■ What you are asked to do:
Below are records to transcribe exactly, without their pictures.

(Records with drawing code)
'''

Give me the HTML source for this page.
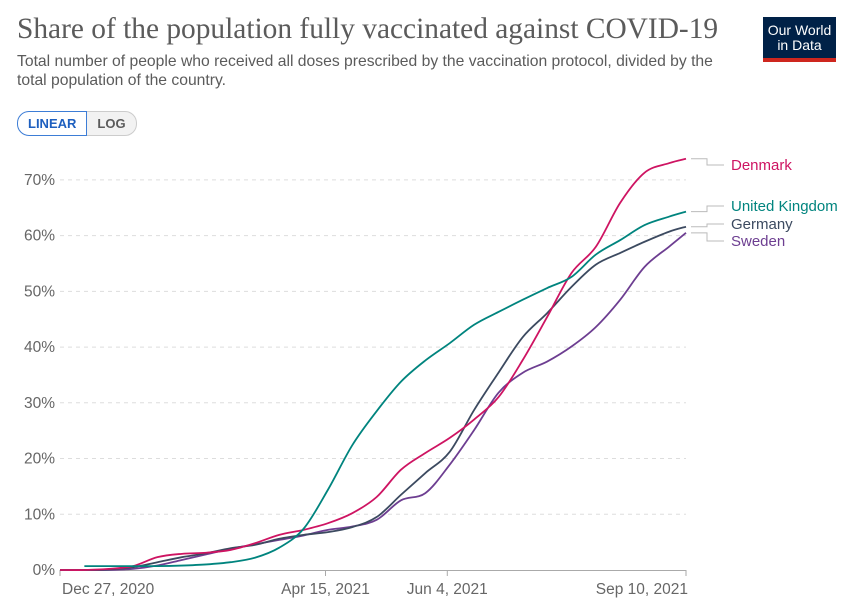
<!DOCTYPE html>
<html><head><meta charset="utf-8"><style>
body{margin:0;background:#fff;font-family:"Liberation Sans",sans-serif;}
#wrap{position:relative;width:850px;height:606px;overflow:hidden;}
.title{position:absolute;left:17px;top:13px;font-family:"Liberation Serif",serif;font-size:29.4px;color:#5b5b5b;white-space:nowrap;}
.sub{position:absolute;left:17px;top:52px;width:720px;font-size:15.7px;line-height:19px;color:#5b5b5b;}
.logo{position:absolute;left:763px;top:17px;width:73px;height:45px;background:#002147;color:#fff;font-size:14px;line-height:15px;text-align:center;box-sizing:border-box;padding-top:6px;border-bottom:4px solid #ce261e;}
.btns{position:absolute;left:17px;top:111px;height:25px;display:flex;font-size:13px;font-weight:bold;}
.btn{border:1px solid #ccc;padding:0 10px;line-height:23px;color:#5b5b5b;background:#f2f2f2;}
.btn.on{border:1px solid #3d7dd6;color:#1d5fbf;background:#fff;border-radius:12px 0 0 12px;}
.btn.off{border-radius:0 12px 12px 0;border-left:none;}
</style></head><body>
<div id="wrap">
<div class="title">Share of the population fully vaccinated against COVID-19</div>
<div class="sub">Total number of people who received all doses prescribed by the vaccination protocol, divided by the total population of the country.</div>
<div class="logo">Our World<br>in Data</div>
<div class="btns">
<div class="btn on">LINEAR</div>
<div class="btn off">LOG</div>
</div>
<svg id="chart" width="850" height="606" style="position:absolute;left:0;top:0"></svg>
</div>
<script>
const days=[0,10,20,30,40,50,60,70,80,90,100,110,120,130,140,150,160,170,180,190,200,210,220,230,240,250,257];
const denmark=[0,0,0.2,0.7,2.3,2.9,3.1,3.6,4.8,6.3,7.2,8.4,10.2,13.1,18,21,23.7,27,31,37.7,45.4,53.3,58,65.9,71.3,73,73.8];
const uk=[null,0.7,0.7,0.7,0.7,0.8,1.0,1.4,2.2,4,7.4,14.4,22.4,28.5,33.8,37.6,40.7,44,46.3,48.5,50.6,52.6,56.6,59.2,61.9,63.4,64.3];
const germany=[0,0,0.1,0.5,1.4,2.3,3,3.9,4.5,5.6,6.3,6.8,7.7,9.5,13.5,17.4,21.2,28.7,35.4,41.8,46.1,50.8,54.8,56.9,58.9,60.7,61.6];
const sweden=[0,0,0,0.2,0.8,1.8,2.8,3.8,4.6,5.4,6.2,7.2,7.8,9,12.5,13.8,18.9,25.1,31.8,35.4,37.4,40.1,43.6,48.5,54.4,58,60.5];
const yTicks=[0,10,20,30,40,50,60,70];
const xTickDays=[0,109,159,257];
const xTickLabels=["Dec 27, 2020","Apr 15, 2021","Jun 4, 2021","Sep 10, 2021"];
const seriesNames=["Denmark","United Kingdom","Germany","Sweden"];
const seriesColors=["#ce1462","#00847e","#3c4a60","#6d3e91"];
const labelY=[165,206,224,241];

const NS="http://www.w3.org/2000/svg";
const svg=document.getElementById('chart');
const X=d=>60+d*(626/257);
const Y=v=>570-v*5.573;
function mk(t,a){const e=document.createElementNS(NS,t);for(const k in a)e.setAttribute(k,a[k]);svg.appendChild(e);return e;}
yTicks.forEach(t=>{
  if(t>0){const g=mk('line',{x1:60,x2:686,y1:Y(t),y2:Y(t),stroke:'#ddd','stroke-dasharray':'4,4'});
  
  }
  const l=mk('text',{x:55,y:Y(t)+5,'text-anchor':'end','font-size':15.5,fill:'#666','font-family':'Liberation Sans'});
  l.textContent=t+'%';
  
  
});
const ax=mk('line',{x1:60,x2:686,y1:570.5,y2:570.5,stroke:'#aaa'});


xTickDays.forEach((d,i)=>{
  const tk=mk('line',{x1:X(d),x2:X(d),y1:570,y2:576,stroke:'#aaa'});
  
  
  const anchor=i==0?'start':(i==xTickDays.length-1?'end':'middle');
  const t=mk('text',{x:i==0?X(d)+2:(i==xTickDays.length-1?X(d)+2:X(d)),y:594,'text-anchor':anchor,'font-size':15.5,fill:'#666','font-family':'Liberation Sans'});
  t.textContent=xTickLabels[i];
  
  
});
function pathFor(vals){
  const pts=[];vals.forEach((v,i)=>{if(v!==null)pts.push([X(days[i]),Y(v)]);});
  let d='M'+pts[0][0]+','+pts[0][1];
  for(let i=0;i<pts.length-1;i++){
    const p0=pts[Math.max(0,i-1)],p1=pts[i],p2=pts[i+1],p3=pts[Math.min(pts.length-1,i+2)];
    const c1x=p1[0]+(p2[0]-p0[0])/6,c1y=p1[1]+(p2[1]-p0[1])/6;
    const c2x=p2[0]-(p3[0]-p1[0])/6,c2y=p2[1]-(p3[1]-p1[1])/6;
    d+=` C${c1x},${c1y} ${c2x},${c2y} ${p2[0]},${p2[1]}`;
  }
  return {d,end:pts[pts.length-1]};
}
const allSeries=[denmark,uk,germany,sweden];
[3,2,0,1].forEach(i=>{
  const r=pathFor(allSeries[i]);
  const p=mk('path',{d:r.d,fill:'none',stroke:seriesColors[i],'stroke-width':1.8});
  
  
  const ly=labelY[i];
  const c=mk('path',{d:`M${r.end[0]+5},${r.end[1]} H707 V${ly} H724`,fill:'none',stroke:'#bbb','stroke-width':1});
  
  
  const t=mk('text',{x:731,y:ly+5,'font-size':15,fill:seriesColors[i],'font-family':'Liberation Sans'});
  t.textContent=seriesNames[i];
  
  
});
</script>
</body></html>
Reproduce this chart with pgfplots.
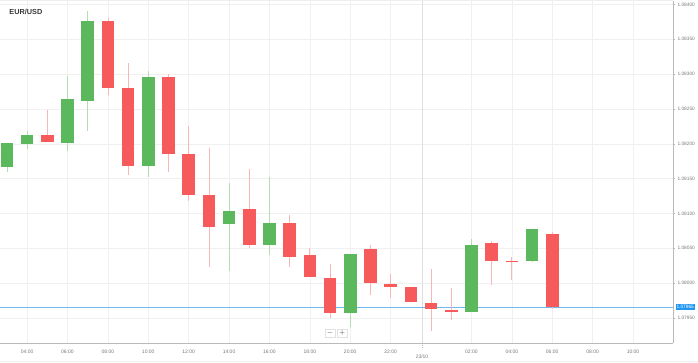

'''

■ Full solution:
Give me the HTML source for this page.
<!DOCTYPE html>
<html><head><meta charset="utf-8"><style>
body{margin:0;background:#fff;font-family:"Liberation Sans",sans-serif;}
#wrap{position:relative;width:850px;height:606px;overflow:hidden;}
.title{position:absolute;left:17px;top:13px;font-family:"Liberation Serif",serif;font-size:29.4px;color:#5b5b5b;white-space:nowrap;}
.sub{position:absolute;left:17px;top:52px;width:720px;font-size:15.7px;line-height:19px;color:#5b5b5b;}
.logo{position:absolute;left:763px;top:17px;width:73px;height:45px;background:#002147;color:#fff;font-size:14px;line-height:15px;text-align:center;box-sizing:border-box;padding-top:6px;border-bottom:4px solid #ce261e;}
.btns{position:absolute;left:17px;top:111px;height:25px;display:flex;font-size:13px;font-weight:bold;}
.btn{border:1px solid #ccc;padding:0 10px;line-height:23px;color:#5b5b5b;background:#f2f2f2;}
.btn.on{border:1px solid #3d7dd6;color:#1d5fbf;background:#fff;border-radius:12px 0 0 12px;}
.btn.off{border-radius:0 12px 12px 0;border-left:none;}
</style></head><body>
<div id="wrap">
<div class="title">Share of the population fully vaccinated against COVID-19</div>
<div class="sub">Total number of people who received all doses prescribed by the vaccination protocol, divided by the total population of the country.</div>
<div class="logo">Our World<br>in Data</div>
<div class="btns">
<div class="btn on">LINEAR</div>
<div class="btn off">LOG</div>
</div>
<svg id="chart" width="850" height="606" style="position:absolute;left:0;top:0"></svg>
</div>
<script>
const days=[0,10,20,30,40,50,60,70,80,90,100,110,120,130,140,150,160,170,180,190,200,210,220,230,240,250,257];
const denmark=[0,0,0.2,0.7,2.3,2.9,3.1,3.6,4.8,6.3,7.2,8.4,10.2,13.1,18,21,23.7,27,31,37.7,45.4,53.3,58,65.9,71.3,73,73.8];
const uk=[null,0.7,0.7,0.7,0.7,0.8,1.0,1.4,2.2,4,7.4,14.4,22.4,28.5,33.8,37.6,40.7,44,46.3,48.5,50.6,52.6,56.6,59.2,61.9,63.4,64.3];
const germany=[0,0,0.1,0.5,1.4,2.3,3,3.9,4.5,5.6,6.3,6.8,7.7,9.5,13.5,17.4,21.2,28.7,35.4,41.8,46.1,50.8,54.8,56.9,58.9,60.7,61.6];
const sweden=[0,0,0,0.2,0.8,1.8,2.8,3.8,4.6,5.4,6.2,7.2,7.8,9,12.5,13.8,18.9,25.1,31.8,35.4,37.4,40.1,43.6,48.5,54.4,58,60.5];
const yTicks=[0,10,20,30,40,50,60,70];
const xTickDays=[0,109,159,257];
const xTickLabels=["Dec 27, 2020","Apr 15, 2021","Jun 4, 2021","Sep 10, 2021"];
const seriesNames=["Denmark","United Kingdom","Germany","Sweden"];
const seriesColors=["#ce1462","#00847e","#3c4a60","#6d3e91"];
const labelY=[165,206,224,241];

const NS="http://www.w3.org/2000/svg";
const svg=document.getElementById('chart');
const X=d=>60+d*(626/257);
const Y=v=>570-v*5.573;
function mk(t,a){const e=document.createElementNS(NS,t);for(const k in a)e.setAttribute(k,a[k]);svg.appendChild(e);return e;}
yTicks.forEach(t=>{
  if(t>0){const g=mk('line',{x1:60,x2:686,y1:Y(t),y2:Y(t),stroke:'#ddd','stroke-dasharray':'4,4'});
  
  }
  const l=mk('text',{x:55,y:Y(t)+5,'text-anchor':'end','font-size':15.5,fill:'#666','font-family':'Liberation Sans'});
  l.textContent=t+'%';
  
  
});
const ax=mk('line',{x1:60,x2:686,y1:570.5,y2:570.5,stroke:'#aaa'});


xTickDays.forEach((d,i)=>{
  const tk=mk('line',{x1:X(d),x2:X(d),y1:570,y2:576,stroke:'#aaa'});
  
  
  const anchor=i==0?'start':(i==xTickDays.length-1?'end':'middle');
  const t=mk('text',{x:i==0?X(d)+2:(i==xTickDays.length-1?X(d)+2:X(d)),y:594,'text-anchor':anchor,'font-size':15.5,fill:'#666','font-family':'Liberation Sans'});
  t.textContent=xTickLabels[i];
  
  
});
function pathFor(vals){
  const pts=[];vals.forEach((v,i)=>{if(v!==null)pts.push([X(days[i]),Y(v)]);});
  let d='M'+pts[0][0]+','+pts[0][1];
  for(let i=0;i<pts.length-1;i++){
    const p0=pts[Math.max(0,i-1)],p1=pts[i],p2=pts[i+1],p3=pts[Math.min(pts.length-1,i+2)];
    const c1x=p1[0]+(p2[0]-p0[0])/6,c1y=p1[1]+(p2[1]-p0[1])/6;
    const c2x=p2[0]-(p3[0]-p1[0])/6,c2y=p2[1]-(p3[1]-p1[1])/6;
    d+=` C${c1x},${c1y} ${c2x},${c2y} ${p2[0]},${p2[1]}`;
  }
  return {d,end:pts[pts.length-1]};
}
const allSeries=[denmark,uk,germany,sweden];
[3,2,0,1].forEach(i=>{
  const r=pathFor(allSeries[i]);
  const p=mk('path',{d:r.d,fill:'none',stroke:seriesColors[i],'stroke-width':1.8});
  
  
  const ly=labelY[i];
  const c=mk('path',{d:`M${r.end[0]+5},${r.end[1]} H707 V${ly} H724`,fill:'none',stroke:'#bbb','stroke-width':1});
  
  
  const t=mk('text',{x:731,y:ly+5,'font-size':15,fill:seriesColors[i],'font-family':'Liberation Sans'});
  t.textContent=seriesNames[i];
  
  
});
</script>
</body></html>
Reproduce this chart with pgfplots.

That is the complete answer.